We convinced the seller’s agent that we were dead serious about this house, and we weren’t making offers all over the corridor (which is what a lot of people do with short sales bc you just never know). We offered a little over asking and gave a fat ernest money check to prove our ernest-ness.
There was just one problem. Actually, there were A LOT of problems. The seller received 5 other offers that day. The house was a short sale, which we had avoided because they are such a headache and often don’t work out and take forever if they do. I almost didn’t go see it because it was a short sale, but at this point we were widening the net. There was also an IRS lien on it. There was a mechanics lien on it. There was an 80/20 loan on it. Both our agent and the seller’s agent kept saying that because of the IRS lien and the 80/20 there was a very real possibility that the house would go into foreclosure before it would make it through the bank’s short sale process, and it could get tied up for years. The owner was renting it out to people, and he was pocketing the rent money. They said it would take a miracle to close on the house. I didn’t care. It was my house. I knew it. I stopped looking at other houses, even online. I WAS COMMITTED.

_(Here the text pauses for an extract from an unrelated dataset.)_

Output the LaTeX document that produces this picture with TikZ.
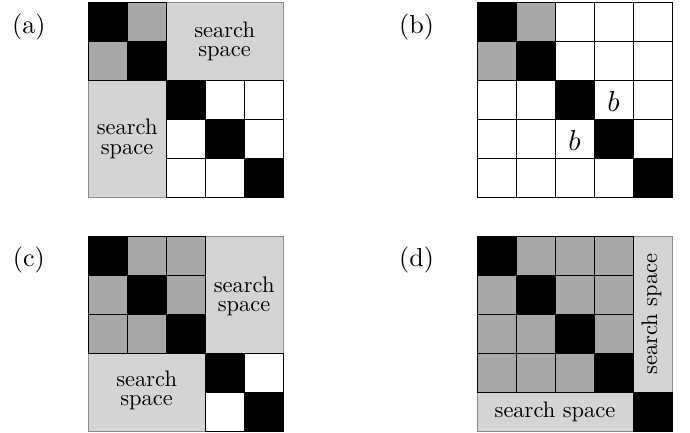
\documentclass[tikz,border=0pt]{standalone}
\usetikzlibrary{positioning}
\definecolor{cellgray}{gray}{0.66}
\definecolor{searchgray}{gray}{0.83}
\begin{document}
\begin{tikzpicture}[line width=0.5pt,
    diag/.style = {draw=black, fill=black},
    offd/.style = {draw=black, fill=cellgray},
    search/.style = {draw=black!45, fill=searchgray},
    txt/.style = {font=\fontsize{10}{8.5}\selectfont, align=center, scale=1.64},
    tag/.style = {font=\fontsize{10}{12}\selectfont, scale=1.9},
    entry/.style = {font=\fontsize{10}{12}\selectfont, scale=2.1}]
  \useasboundingbox (0,0) rectangle (17.69,11.08);

  % (a)
  \begin{scope}[shift={(2.26,6.02)}]
    \draw[search] (2,3) rectangle (5,5);
    \draw[search] (0,0) rectangle (2,3);
    \fill[cellgray] (0,3) rectangle (2,5);
    \draw (0,3) grid (2,5);
    \draw (2,0) grid (5,3);
    \foreach \k in {0,...,4}
      \draw[diag] (\k,4-\k) rectangle ++(1,1);
    \node[txt] (a-top) at (3.5,4) {search\\space};
    \node[txt] (a-left) at (1,1.5) {search\\space};
    \node[tag] (a-tag) at (-1.52,4.38) {(a)};
  \end{scope}

  % (b)
  \begin{scope}[shift={(12.23,6.02)}]
    \draw (0,0) grid (5,5);
    \draw[offd] (1,4) rectangle ++(1,1);
    \draw[offd] (0,3) rectangle ++(1,1);
    \foreach \k in {0,...,4}
      \draw[diag] (\k,4-\k) rectangle ++(1,1);
    \node[entry] (b-up) at (3.5,2.45) {$b$};
    \node[entry] (b-low) at (2.5,1.45) {$b$};
    \node[tag] (b-tag) at (-1.55,4.38) {(b)};
  \end{scope}

  % (c)
  \begin{scope}[shift={(2.26,0.03)}]
    \draw[search] (3,2) rectangle (5,5);
    \draw[search] (0,0) rectangle (3,2);
    \fill[cellgray] (0,2) rectangle (3,5);
    \draw (0,2) grid (3,5);
    \draw (3,0) grid (5,2);
    \foreach \k in {0,...,4}
      \draw[diag] (\k,4-\k) rectangle ++(1,1);
    \node[txt] (c-top) at (4,3.45) {search\\space};
    \node[txt] (c-left) at (1.5,1.05) {search\\space};
    \node[tag] (c-tag) at (-1.52,4.38) {(c)};
  \end{scope}

  % (d)
  \begin{scope}[shift={(12.23,0.03)}]
    \draw[search] (4,1) rectangle (5,5);
    \draw[search] (0,0) rectangle (4,1);
    \fill[cellgray] (0,1) rectangle (4,5);
    \draw (0,1) grid (4,5);
    \foreach \k in {0,...,4}
      \draw[diag] (\k,4-\k) rectangle ++(1,1);
    \node[txt, rotate=90] (d-right) at (4.47,3) {search space};
    \node[txt] (d-bottom) at (2,0.5) {search space};
    \node[tag] (d-tag) at (-1.55,4.38) {(d)};
  \end{scope}
\end{tikzpicture}
\end{document}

We love this fireplace. It is on the whole winter. We love to line up on it and warm up (or as Adam says, cook our insides). Don’t the kids look at home already?

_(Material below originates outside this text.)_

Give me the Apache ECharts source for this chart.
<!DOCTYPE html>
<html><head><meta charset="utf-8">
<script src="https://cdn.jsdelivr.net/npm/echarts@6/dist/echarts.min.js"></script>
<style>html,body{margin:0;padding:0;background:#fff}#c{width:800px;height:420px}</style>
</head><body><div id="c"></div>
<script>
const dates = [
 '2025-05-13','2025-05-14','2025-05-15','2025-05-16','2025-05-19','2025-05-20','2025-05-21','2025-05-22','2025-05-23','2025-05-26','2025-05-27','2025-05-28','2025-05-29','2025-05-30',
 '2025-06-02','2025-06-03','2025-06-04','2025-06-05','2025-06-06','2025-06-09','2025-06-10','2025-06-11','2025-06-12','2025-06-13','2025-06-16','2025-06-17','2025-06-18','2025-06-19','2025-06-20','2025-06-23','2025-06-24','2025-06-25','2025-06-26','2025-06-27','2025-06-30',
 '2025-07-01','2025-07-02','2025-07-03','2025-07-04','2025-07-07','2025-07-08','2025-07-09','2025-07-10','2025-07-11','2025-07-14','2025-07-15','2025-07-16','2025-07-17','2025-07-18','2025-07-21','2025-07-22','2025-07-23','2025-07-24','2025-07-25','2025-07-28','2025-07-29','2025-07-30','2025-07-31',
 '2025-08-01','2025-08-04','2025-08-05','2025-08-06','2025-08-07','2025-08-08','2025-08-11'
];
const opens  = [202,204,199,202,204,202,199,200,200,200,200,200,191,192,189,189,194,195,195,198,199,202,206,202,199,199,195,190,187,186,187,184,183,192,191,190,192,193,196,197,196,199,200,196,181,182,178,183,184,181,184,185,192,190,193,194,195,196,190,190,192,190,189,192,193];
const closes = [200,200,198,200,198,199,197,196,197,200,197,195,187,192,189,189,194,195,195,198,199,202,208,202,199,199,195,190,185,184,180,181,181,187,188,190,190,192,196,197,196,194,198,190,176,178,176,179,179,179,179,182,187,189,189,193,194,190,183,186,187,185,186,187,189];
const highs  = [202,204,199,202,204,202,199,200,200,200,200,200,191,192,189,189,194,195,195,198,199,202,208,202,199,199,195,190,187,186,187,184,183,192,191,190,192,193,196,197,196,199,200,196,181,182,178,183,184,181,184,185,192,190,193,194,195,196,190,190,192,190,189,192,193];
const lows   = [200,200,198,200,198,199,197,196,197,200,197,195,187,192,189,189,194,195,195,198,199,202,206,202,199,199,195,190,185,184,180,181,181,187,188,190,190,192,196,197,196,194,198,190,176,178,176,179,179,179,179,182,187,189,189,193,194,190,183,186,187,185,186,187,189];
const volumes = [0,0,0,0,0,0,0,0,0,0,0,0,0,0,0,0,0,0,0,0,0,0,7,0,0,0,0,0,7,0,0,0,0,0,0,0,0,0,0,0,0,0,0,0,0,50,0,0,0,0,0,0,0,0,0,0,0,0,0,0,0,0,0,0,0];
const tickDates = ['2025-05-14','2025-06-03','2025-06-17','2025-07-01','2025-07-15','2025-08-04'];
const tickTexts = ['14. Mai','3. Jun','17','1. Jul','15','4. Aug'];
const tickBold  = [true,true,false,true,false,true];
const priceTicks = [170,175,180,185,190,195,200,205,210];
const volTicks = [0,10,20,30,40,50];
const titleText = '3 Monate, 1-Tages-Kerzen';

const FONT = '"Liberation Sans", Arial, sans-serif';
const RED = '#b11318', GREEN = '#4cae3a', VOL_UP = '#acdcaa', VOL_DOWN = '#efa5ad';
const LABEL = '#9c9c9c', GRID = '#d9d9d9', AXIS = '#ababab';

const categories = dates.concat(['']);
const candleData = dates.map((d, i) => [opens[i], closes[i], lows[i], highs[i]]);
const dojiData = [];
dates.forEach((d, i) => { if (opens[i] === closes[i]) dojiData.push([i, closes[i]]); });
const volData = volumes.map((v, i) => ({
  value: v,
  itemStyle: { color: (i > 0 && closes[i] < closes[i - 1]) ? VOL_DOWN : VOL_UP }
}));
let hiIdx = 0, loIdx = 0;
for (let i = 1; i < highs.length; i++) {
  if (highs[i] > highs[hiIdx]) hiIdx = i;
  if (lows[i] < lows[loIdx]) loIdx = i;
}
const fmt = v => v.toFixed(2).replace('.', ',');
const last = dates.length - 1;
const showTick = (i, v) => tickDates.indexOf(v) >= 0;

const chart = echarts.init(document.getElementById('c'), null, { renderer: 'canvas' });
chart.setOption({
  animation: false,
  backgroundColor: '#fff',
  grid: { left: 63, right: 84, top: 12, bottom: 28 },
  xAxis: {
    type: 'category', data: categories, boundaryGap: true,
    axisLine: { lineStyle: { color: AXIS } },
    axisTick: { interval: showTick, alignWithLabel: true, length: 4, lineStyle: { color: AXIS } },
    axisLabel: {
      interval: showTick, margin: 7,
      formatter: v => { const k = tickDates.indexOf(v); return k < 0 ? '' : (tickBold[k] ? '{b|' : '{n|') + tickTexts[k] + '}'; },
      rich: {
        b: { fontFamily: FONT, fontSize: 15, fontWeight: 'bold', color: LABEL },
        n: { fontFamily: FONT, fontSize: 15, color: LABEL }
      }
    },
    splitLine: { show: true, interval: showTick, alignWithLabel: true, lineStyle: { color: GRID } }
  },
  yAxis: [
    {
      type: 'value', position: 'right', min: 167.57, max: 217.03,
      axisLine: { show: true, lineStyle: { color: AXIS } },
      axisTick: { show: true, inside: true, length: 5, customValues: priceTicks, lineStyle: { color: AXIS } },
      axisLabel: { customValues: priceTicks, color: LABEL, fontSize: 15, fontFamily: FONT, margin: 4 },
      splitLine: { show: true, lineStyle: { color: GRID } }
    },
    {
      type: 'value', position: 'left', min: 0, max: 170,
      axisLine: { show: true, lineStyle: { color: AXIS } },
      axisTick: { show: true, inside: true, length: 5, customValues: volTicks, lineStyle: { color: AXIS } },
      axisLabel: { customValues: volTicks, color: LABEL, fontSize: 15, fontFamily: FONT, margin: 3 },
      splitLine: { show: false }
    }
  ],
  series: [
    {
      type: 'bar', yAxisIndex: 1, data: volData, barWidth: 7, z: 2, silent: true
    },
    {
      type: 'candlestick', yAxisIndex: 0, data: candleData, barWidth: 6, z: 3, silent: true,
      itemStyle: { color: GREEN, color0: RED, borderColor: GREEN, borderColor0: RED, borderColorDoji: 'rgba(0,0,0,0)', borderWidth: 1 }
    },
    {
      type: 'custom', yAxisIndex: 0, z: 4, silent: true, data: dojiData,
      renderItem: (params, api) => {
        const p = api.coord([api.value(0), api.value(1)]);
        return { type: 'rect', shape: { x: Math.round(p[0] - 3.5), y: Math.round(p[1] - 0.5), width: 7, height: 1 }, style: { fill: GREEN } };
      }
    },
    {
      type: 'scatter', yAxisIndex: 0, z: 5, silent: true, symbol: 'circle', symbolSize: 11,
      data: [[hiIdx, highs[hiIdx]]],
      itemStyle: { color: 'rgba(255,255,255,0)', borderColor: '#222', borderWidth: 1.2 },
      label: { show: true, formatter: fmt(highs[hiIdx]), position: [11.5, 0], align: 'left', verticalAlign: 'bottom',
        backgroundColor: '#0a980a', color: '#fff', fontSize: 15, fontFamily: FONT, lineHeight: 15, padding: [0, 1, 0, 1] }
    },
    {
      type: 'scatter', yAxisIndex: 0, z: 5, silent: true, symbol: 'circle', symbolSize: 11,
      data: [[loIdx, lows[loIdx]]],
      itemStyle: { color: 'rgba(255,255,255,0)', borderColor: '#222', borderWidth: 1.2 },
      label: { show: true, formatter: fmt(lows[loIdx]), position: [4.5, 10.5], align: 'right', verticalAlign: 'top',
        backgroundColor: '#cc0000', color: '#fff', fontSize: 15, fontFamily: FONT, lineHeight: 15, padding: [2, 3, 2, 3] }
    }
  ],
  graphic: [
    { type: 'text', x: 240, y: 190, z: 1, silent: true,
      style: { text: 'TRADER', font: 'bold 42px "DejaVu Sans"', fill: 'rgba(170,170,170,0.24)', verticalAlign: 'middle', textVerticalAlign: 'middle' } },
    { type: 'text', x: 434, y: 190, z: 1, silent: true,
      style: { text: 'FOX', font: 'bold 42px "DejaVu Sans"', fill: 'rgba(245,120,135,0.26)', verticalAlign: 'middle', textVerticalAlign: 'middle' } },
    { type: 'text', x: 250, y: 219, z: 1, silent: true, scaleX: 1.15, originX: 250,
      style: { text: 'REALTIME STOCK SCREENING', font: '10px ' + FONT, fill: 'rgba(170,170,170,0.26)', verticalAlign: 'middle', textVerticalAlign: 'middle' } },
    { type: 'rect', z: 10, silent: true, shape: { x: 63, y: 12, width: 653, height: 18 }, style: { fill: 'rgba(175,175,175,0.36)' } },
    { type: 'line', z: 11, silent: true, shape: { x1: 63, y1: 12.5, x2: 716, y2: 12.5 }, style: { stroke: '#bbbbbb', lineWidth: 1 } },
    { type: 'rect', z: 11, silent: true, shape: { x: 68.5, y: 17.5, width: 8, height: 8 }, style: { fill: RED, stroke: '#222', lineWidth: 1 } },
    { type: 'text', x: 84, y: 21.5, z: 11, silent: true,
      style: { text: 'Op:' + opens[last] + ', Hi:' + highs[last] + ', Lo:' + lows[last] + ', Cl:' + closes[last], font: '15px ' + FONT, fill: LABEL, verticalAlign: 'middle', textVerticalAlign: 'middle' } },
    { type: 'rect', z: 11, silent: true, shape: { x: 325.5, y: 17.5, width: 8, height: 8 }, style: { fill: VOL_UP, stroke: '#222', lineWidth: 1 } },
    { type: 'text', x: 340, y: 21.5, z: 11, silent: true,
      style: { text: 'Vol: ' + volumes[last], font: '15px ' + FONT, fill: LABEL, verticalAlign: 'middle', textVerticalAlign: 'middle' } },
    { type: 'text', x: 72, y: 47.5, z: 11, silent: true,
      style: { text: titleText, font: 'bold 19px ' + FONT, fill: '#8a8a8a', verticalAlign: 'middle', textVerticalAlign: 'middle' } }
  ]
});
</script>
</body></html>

Things just fell apart from there. Six weeks into the process, supposedly the bank’s whole short sale system crashed and they lost all of the applications. None of us believed that. That would be newsworthy from a bank of that size. And no other agents had heard anything like that. Likely truth? Someone forgot to input it or accidentally deleted it. So we had to resubmit everything and start over. Maddening.
Hey kids, that’s not our furniture, so get your shoes off the couch.
Above the garage is a massive room (as in, about the same size as our first apartment) that became our toy room, which is like a dream for a mom. All toys stay upstairs. It cuts down on the mess DRAMATICALLY. They can make all the mess they want up there. I make them clean it up about 4 times a year. It is their space.
From our bed we watch the sun coming up over the mountains. It is so beautiful.
And that is how things went for several months. Ups and downs and bad news and constant reminders that this probably wouldn’t happen, but I knew it would.
In the three years we’ve lived here, we’ve changed a lot of things to make it our own. Before we moved in I painted the dining room and our bedroom, finished the basement, replaced all the countertops, added lockers to the laundry room, backsplash in the kitchen, put up a barn door, added doors on the living room, built ins on either side of the fireplace, painted all the exterior doors, extended the patio and added a fire pit and built in bench, landscaped the yard, the list is endless. I’ll show updated pictures in a later post of before and after.